The creation of the new state of Telengana has lent a louder voice to demands for new states in several parts of the country. However, after the bitter acrimony and heightened emotional reactions both in favour and against the creation of the new state that divided party loyalties and made or marred political fortunes of many in the last elections – no politician may like to touch the subject of creation of a new state. Yet- ignoring these demands is likely to leave the people more aggrieved with the impression that people of Telengana were favoured with one set of rules but others are now denied by another.
The fact however is that after the reorganisation of States on linguistic basis after independence, there have been no other rules for creation of a new State nor there is any complex constitutional process to create a new State (approval by simple majority in the Parliament is all required) .
In the context of Telengana, many have even questioned the validity of language as a basis for reorganisation of states after independence. If the criterion of language was right- how could the same Telegu speaking people of Telengana want a separation from Andhra? Was the centrality of language in reorganisation of states was a bad idea? Or could there have been another basis for reorganisation of States?
To look into the question, let us start with the demand for new states. A list of States where demands for new states were voiced show that in 17 out of 36 States and Union Territories, there have been demands for new states (list below). It also means that people in the other 19 states and Union Territories (more than 50% of States) are happy with their linguistic identity or at least have no problem with it.
In almost all small States the demands for new States are based on separate linguistic or cultural identity (the cultural differences are mainly due to speaking a different language). Garos in Meghalaya want Garoland, Bodos, Dimasas and Karbis in Assam want Bodoland, Dimaraji and Kabi Anglong respectively. Gorkhas in West Bengal want Gorkhaland and Ladakhis want Ladakh State. Each of these groups is a distinct linguistic group in their respective states. Whether such relatively small groups could qualify for new States is a matter of Economic viability, but they certainly prove the point that mother tongue is a very strong identity, particularly where there is a concentration of people speaking the same tongue and therefore, is the strongest argument for reorganisation of States and that our founding fathers were not wrong.
Both the facts above, perhaps remove any doubt about the validity of language as basis of States. But what about the demand for new States where language is no issue like Telengana?

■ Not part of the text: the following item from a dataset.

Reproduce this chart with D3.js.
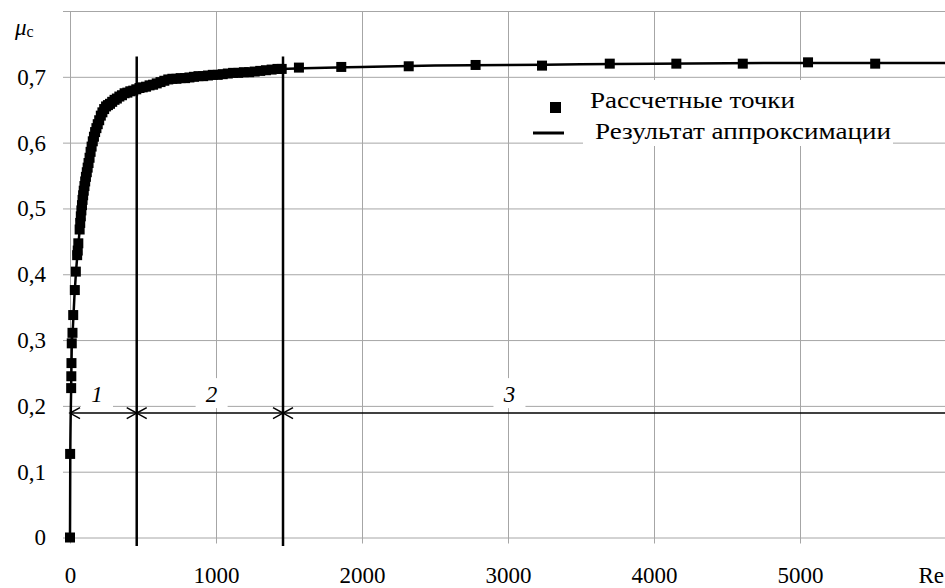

Look at the list (at http://beyondgdp.blogspot.in/2014/06/the-50-million-rule-urgent-need-after.html) and the answer is clear- in those States where language is not an issue, demand for new States arises in most populous States- UP, Maharashtra, Bihar, West Bengal, Madhya Pradesh, Rajasthan, Karnataka and Gujarat. Most significantly- the threshold for such demands seems to gain strength at the point when population in a State crosses the 50 million mark.
Therefore, while in small States – new States are demanded to protect linguistic identities- the reason in big States is distant and unreachable Administration although the agitators may find excuses in very minor differences in language, or caste etc. to push their demand. Proof that people suffer because the Administration cannot have an effective control in such big states, is not difficult to find. One look at the most unruly state of the country UP, irrespective of the party governing it and it would tell the story. In the case of West Bengal, however- demand for Gorkhaland is to double count- both of the criteria of language and population.
In the ultimate analysis, however- it is the distance between the people and state administration, whether due to speaking different languages or geographical distance and pressure of far too many people that motivates people to demand new State so that they can have an administration closer to them. Both types of distances are difficult to negotiate, but language and cultural differences are easier to reduce with a sensitive approach and policies of the administration. The other type of distance cannot be bridged by policies. There may not be any other option than breaking them up into smaller states.
The demand for new states are therefore best dealt by a two pronged approach- ensure sensitive policies and administration to marginalised and aggrieved linguistic groups on one hand and firmly follow the population threshold of 50 million to create new states.
By the ‘50 million’ rule , four most populous states are long due for division into smaller states.
UP is an ideal candidate for conversion into 4 or 5 new States, Maharashtra, Bihar and West Bengal into two each. Similarly- making future plans for similar exercise in the next decade for Madhya Pradesh, Tamil Nadu, Karnataka, Rajasthan and Gujarat will save the government a lot of troubles in the future.